**Goal of the exercise:**
In the lines below, output everything from the first line through the line containing "['N', 'America/ANZ'], 'MENA', 'S-S Africa'];" exactly as it is. Pictures are not part of the output.

** start **

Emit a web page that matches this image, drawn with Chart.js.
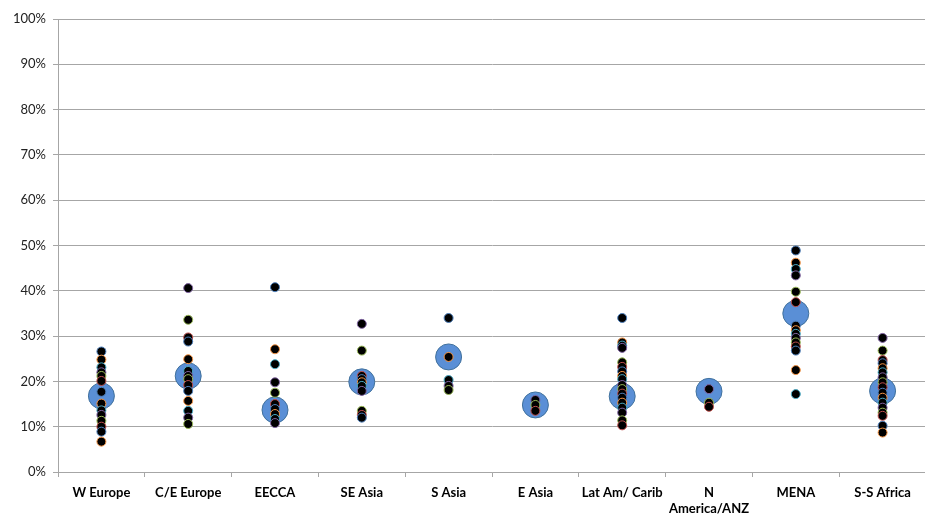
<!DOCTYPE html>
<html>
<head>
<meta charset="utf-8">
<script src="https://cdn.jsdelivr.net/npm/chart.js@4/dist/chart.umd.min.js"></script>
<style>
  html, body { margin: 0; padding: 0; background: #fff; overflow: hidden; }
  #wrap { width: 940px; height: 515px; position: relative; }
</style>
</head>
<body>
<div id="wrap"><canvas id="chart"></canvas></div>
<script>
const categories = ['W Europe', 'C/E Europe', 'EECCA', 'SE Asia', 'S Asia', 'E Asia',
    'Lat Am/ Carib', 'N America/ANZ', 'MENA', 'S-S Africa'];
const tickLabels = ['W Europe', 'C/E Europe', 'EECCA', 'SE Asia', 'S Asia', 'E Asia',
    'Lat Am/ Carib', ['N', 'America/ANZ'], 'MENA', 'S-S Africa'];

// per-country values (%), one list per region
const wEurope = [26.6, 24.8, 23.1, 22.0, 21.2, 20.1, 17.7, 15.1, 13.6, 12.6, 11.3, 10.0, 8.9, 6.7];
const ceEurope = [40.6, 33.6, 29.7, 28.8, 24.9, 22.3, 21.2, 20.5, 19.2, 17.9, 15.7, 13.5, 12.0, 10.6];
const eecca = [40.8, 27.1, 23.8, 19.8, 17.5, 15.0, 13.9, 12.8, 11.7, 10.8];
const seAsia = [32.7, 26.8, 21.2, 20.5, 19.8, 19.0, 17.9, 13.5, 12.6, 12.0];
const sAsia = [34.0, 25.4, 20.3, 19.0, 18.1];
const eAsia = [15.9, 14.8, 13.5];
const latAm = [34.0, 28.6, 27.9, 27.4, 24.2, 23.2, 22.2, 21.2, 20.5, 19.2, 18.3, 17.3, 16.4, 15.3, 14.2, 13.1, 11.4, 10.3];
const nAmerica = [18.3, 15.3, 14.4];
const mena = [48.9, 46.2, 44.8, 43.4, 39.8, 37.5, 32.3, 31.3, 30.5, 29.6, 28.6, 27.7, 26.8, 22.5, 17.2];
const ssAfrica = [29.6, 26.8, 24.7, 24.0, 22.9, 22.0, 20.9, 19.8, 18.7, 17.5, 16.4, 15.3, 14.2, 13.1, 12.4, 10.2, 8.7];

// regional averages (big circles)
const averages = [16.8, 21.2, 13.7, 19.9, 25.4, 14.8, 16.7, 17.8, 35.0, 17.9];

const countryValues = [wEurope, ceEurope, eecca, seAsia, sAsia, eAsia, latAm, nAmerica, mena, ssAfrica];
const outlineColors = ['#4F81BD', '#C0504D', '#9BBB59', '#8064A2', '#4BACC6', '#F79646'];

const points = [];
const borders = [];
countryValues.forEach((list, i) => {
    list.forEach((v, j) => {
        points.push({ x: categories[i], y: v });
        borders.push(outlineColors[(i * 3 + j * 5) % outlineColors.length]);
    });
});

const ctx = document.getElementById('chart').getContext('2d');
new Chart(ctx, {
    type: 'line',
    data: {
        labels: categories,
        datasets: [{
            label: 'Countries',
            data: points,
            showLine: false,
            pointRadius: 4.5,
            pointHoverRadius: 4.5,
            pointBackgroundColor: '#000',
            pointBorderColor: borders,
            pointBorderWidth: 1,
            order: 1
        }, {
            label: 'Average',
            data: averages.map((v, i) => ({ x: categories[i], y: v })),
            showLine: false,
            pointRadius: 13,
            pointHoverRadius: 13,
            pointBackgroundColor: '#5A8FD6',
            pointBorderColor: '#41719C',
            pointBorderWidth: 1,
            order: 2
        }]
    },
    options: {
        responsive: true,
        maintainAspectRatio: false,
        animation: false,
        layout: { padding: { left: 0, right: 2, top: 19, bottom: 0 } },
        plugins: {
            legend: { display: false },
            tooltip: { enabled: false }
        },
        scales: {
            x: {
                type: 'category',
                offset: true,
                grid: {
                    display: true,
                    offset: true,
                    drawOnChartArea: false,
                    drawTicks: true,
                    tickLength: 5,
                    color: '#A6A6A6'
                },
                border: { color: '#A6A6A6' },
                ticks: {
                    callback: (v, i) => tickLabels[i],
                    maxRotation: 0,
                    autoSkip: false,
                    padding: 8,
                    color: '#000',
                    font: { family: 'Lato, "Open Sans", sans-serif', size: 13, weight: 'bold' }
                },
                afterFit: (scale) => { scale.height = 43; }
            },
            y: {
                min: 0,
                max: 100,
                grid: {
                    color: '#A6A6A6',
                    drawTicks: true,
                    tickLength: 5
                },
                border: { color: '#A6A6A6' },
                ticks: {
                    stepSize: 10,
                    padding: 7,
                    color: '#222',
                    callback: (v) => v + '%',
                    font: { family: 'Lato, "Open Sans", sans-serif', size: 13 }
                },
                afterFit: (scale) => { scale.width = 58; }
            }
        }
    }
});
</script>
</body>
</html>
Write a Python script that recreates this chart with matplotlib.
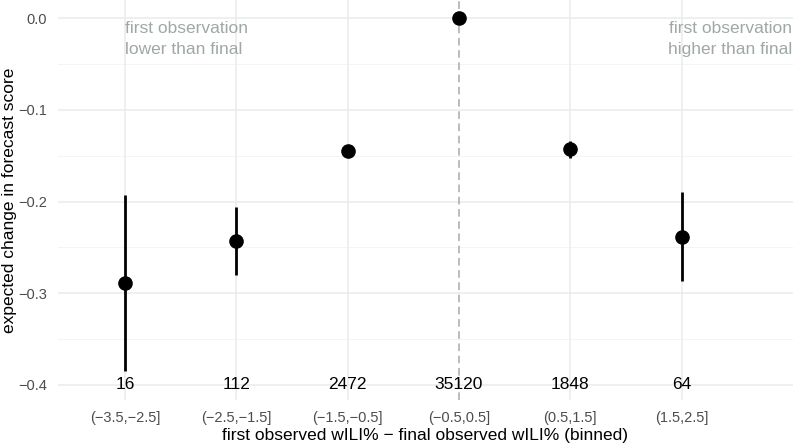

** end **

**The response:**
Emit a web page that matches this image, drawn with Chart.js.
<!DOCTYPE html>
<html>
<head>
<meta charset="utf-8">
<script src="https://cdn.jsdelivr.net/npm/chart.js@4/dist/chart.umd.min.js"></script>
<style>
  html, body { margin: 0; padding: 0; background: #fff; overflow: hidden; }
  #wrap { width: 940px; height: 515px; position: relative; }
</style>
</head>
<body>
<div id="wrap"><canvas id="chart"></canvas></div>
<script>
const categories = ['W Europe', 'C/E Europe', 'EECCA', 'SE Asia', 'S Asia', 'E Asia',
    'Lat Am/ Carib', 'N America/ANZ', 'MENA', 'S-S Africa'];
const tickLabels = ['W Europe', 'C/E Europe', 'EECCA', 'SE Asia', 'S Asia', 'E Asia',
    'Lat Am/ Carib', ['N', 'America/ANZ'], 'MENA', 'S-S Africa'];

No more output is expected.